> Exercise description
Among the lines below, count those with "code". Give the total alone.

> Data section
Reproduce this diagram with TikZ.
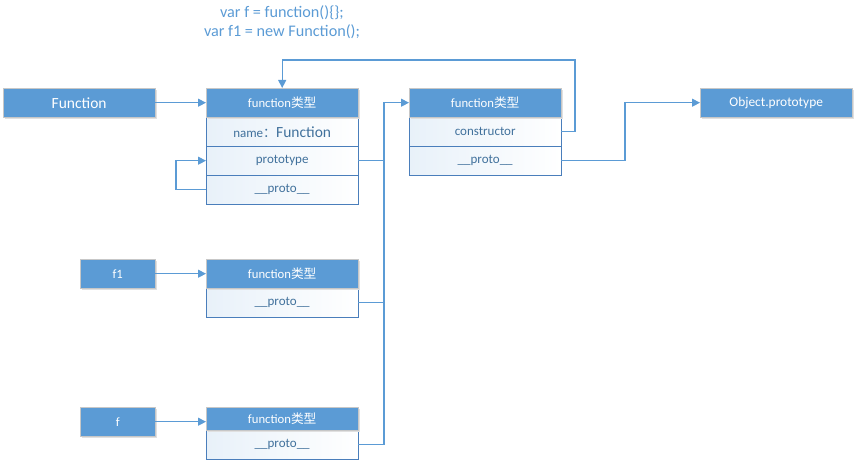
\documentclass[tikz,border=0pt]{standalone}
\usepackage{fontspec}
\setmainfont{Carlito}
\newfontfamily\cjk{Noto Sans CJK SC}
\usetikzlibrary{arrows.meta,shadows}
\definecolor{hdr}{HTML}{5B9BD5}
\definecolor{rowline}{HTML}{4A7EBB}
\definecolor{rowtext}{HTML}{41719C}
\newcommand\ftype{function{\cjk 类型}}
\begin{document}
\begin{tikzpicture}[x=1pt,y=-1pt,
  hbox/.style={draw=black!22, fill=hdr, text=white, minimum width=152pt, minimum height=29pt,
    inner sep=0pt, anchor=north west, font=\fontsize{12.7}{14}\selectfont,
    drop shadow={shadow xshift=1.5pt, shadow yshift=-1.5pt, fill=black!12, opacity=1}},
  lbox/.style={hbox, font=\fontsize{15.5}{17}\selectfont},
  rowbox/.style={draw=rowline, left color=hdr!14, right color=white, text=rowtext,
    minimum width=152pt, minimum height=29pt, inner sep=0pt, anchor=north west,
    font=\fontsize{13}{15}\selectfont},
  conn/.style={draw=hdr, line width=1.2pt, -{Triangle[length=8pt,width=8pt]}},
  plain/.style={draw=hdr, line width=1.2pt},
  code/.style={text=hdr, font=\fontsize{16.2}{18}\selectfont}]
\useasboundingbox (0,0) rectangle (859,465);

\node[code] (c1) at (282,13) {var f = function()\{\};};
\node[code] (c2) at (282,32) {var f1 = new Function();};

% left boxes
\node[lbox] (Fn) at (3,88) {Function};
\node[hbox, minimum width=75pt] (f1) at (80,259) {f1};
\node[hbox, minimum width=75pt] (f) at (80,407) {f};
\node[hbox, font=\fontsize{13.4}{15}\selectfont] (OP) at (700,88) {Object.prototype};

% box A
\node[rowbox] (A1) at (206,117) {name{\cjk ：}{\fontsize{15.5}{17}\selectfont Function}};
\node[rowbox] (A2) at (206,146) {prototype};
\node[rowbox] (A3) at (206,175) {\_\_proto\_\_};
\node[hbox] (A0) at (206,88) {\ftype};

% box B
\node[rowbox] (B1) at (409,117) {constructor};
\node[rowbox] (B2) at (409,146) {\_\_proto\_\_};
\node[hbox] (B0) at (409,88) {\ftype};

% box C
\node[rowbox] (C1) at (206,288) {\_\_proto\_\_};
\node[hbox] (C0) at (206,259) {\ftype};

% box D
\node[rowbox] (D1) at (206,430) {\_\_proto\_\_};
\node[hbox, minimum height=23pt] (D0) at (206,407) {\ftype};

\coordinate (bus) at (384,0);
\coordinate (tl) at (575,60);
\coordinate (j) at (625,0);

\draw[conn] (Fn.east) -- (A0.west);
\draw[conn] (f1.east) -- (C0.west);
\draw[conn] (f.east) -- (f.east -| D0.west);
\draw[conn] (A3.west) -- ++(-30,0) |- (A2.west);
\draw[conn] (B1.east) -| (tl) -| (A0.north);
\draw[conn] (A2.east) -| (bus |- B0.west) -- (B0.west);
\draw[plain] (C1.east) -| (bus |- A2.east);
\draw[plain] (D1.east) -| (bus |- A2.east);
\draw[conn] (B2.east) -| (j |- OP.west) -- (OP.west);
\end{tikzpicture}
\end{document}
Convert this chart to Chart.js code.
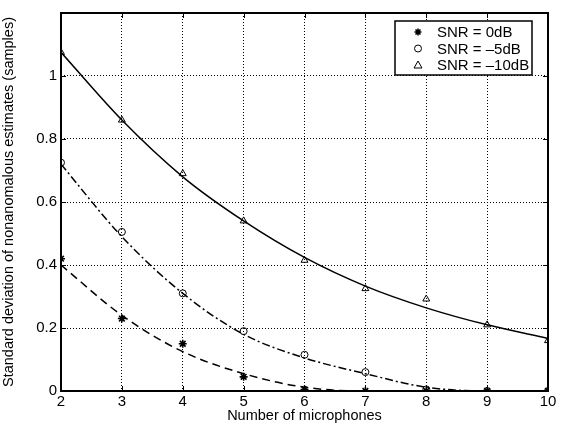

> Solution
4